In any of the three types of judicial elections, county parties that don’t have their shit together enough to nominate a full slate of candidates are allowed to cross-endorse candidates who make it through their own party’s nominating process, something Brooklyn reform organization the New Kings Democrats charge is due to back-room deals between county Democratic and Republican party leaders

Is anyone trying to fix it?

It depends on how you define “fix.” 

If you mean working to keep a system of elected judges but attempting to make the process more transparent and less controlled by party bosses, then yes, some reform organizations are at it. New Kings Democrats have proposed a host of revisions to the process they’ve been pushing in an effort to update decades-old fixes the Kings County Democratic Party instituted in the ‘70s, which included forming a judicial screening panel that determines who the party endorses. The proposed changes would involve much more input on who makes up screening panels that rate candidates and public forums where judicial candidates can take questions. 

In Queens, the New Reformers, a similar group to NKD, have spent two consecutive elections demanding Queens County Democratic leaders actually post the resumes of judicial candidates they nominate, and that they explain the standard used to determine whether candidates are even qualified for the job. It’s not a far-fetched request, since local bar associations have deemed party-backed judicial candidates “not qualified” to be judges.

If by “fix” you mean, however, eliminating judicial elections altogether in favor of across-the-board appointments, you won’t find many people in New York City arguing for it.
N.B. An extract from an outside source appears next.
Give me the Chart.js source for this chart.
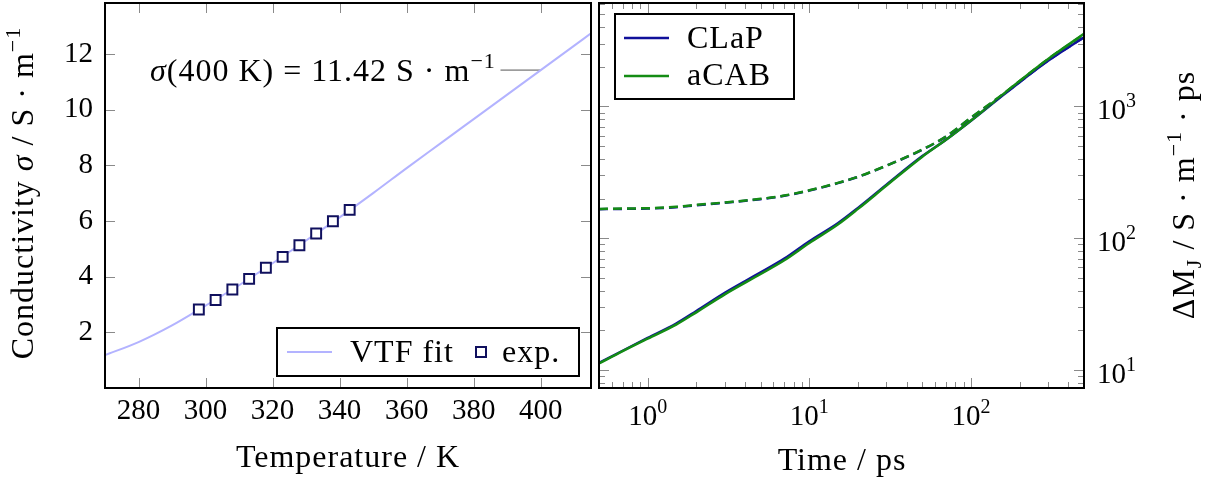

The Fund for Modern Courts, which describes itself as a non-partisan group concerned with reforming court administration in the city, has pushed for appointing all levels of judges since the organization was founded in 1955. In a 2007 case challenging the state law that allows primary elections for Supreme Court judges, New York City (under then-Mayor Mike Bloomberg) filed an amicus curiae brief arguing for an appointment system. But the system is otherwise pretty entrenched.

And keep in mind, an appointment system leaves plenty of people unhappy. The actual Supreme Court is a famous partisan battleground, as is the process for getting judges seated in hundreds of federal court placements. Closer to home, the state Court of Appeals wound up controlled by a conservative bloc of justices by 2022 despite the fact that Democratic governors had run the state for almost 20 years. That situation finally ended in 2023 when in a rare show of force and intraparty warfare, progressive Democratic lawmakers tanked Governor Kathy Hochul’s initial nominee for Chief Judge of the court, and voted in a second judge observers saw as more liberal than the one she was replacing.

Ultimately the screwy way that determines how judges get themselves on the ballot — and the power that party organizations have in that process because of how limited the candidates and sitting judges are in their ability to participate in politics — casts a kind of distortion field over the whole election process.

Candidates don’t have much in the way of websites or social media presences, though every now and again one will pop up with an extremely questionable Twitter account. All of which is to say your best bet in using your vote to judge those who might judge you is at the very least withhold a vote from someone who gets cross-endorsed by a party you can’t stand.

Who's on the ballot this year?

In the 5th Municipal Court District in Brooklyn, your choices on the ballot are: Hemalee Patel, running on the Democratic Party line; Benjamin Liebman, running on the Conservative Party line and Jacob Zelmanovitz, running on both the Democratic and Conservative Party lines.

For Queens County Civil Court your choices are: Glenda Hernandez, Sharifa Nasser-Cuellar, Amish Doshi, and Melissa Deberry on the Democratic Party line; Mary-Ann Maloney and Stephen Dachtera on the Republican Party line; William David Shanahan on both the Republican and Conservative/Common Sense Party lines and Peter F. Lane on both the Democratic and Republican Party lines.

For Queens Supreme Court your choices are: Delsia G. Marshall, Sandra M. Munoz, Lumarie Maldonado-Cruz, Andrea S. Ogle and John C. Katsanos on the Democratic Party line; Gary Muraca and Kathy Wu Parrino on the Republican and Conservative Party lines; and Alan J. Schiff and Claudia Lanzetta on the Democratic, Republican and Conservative Party lines.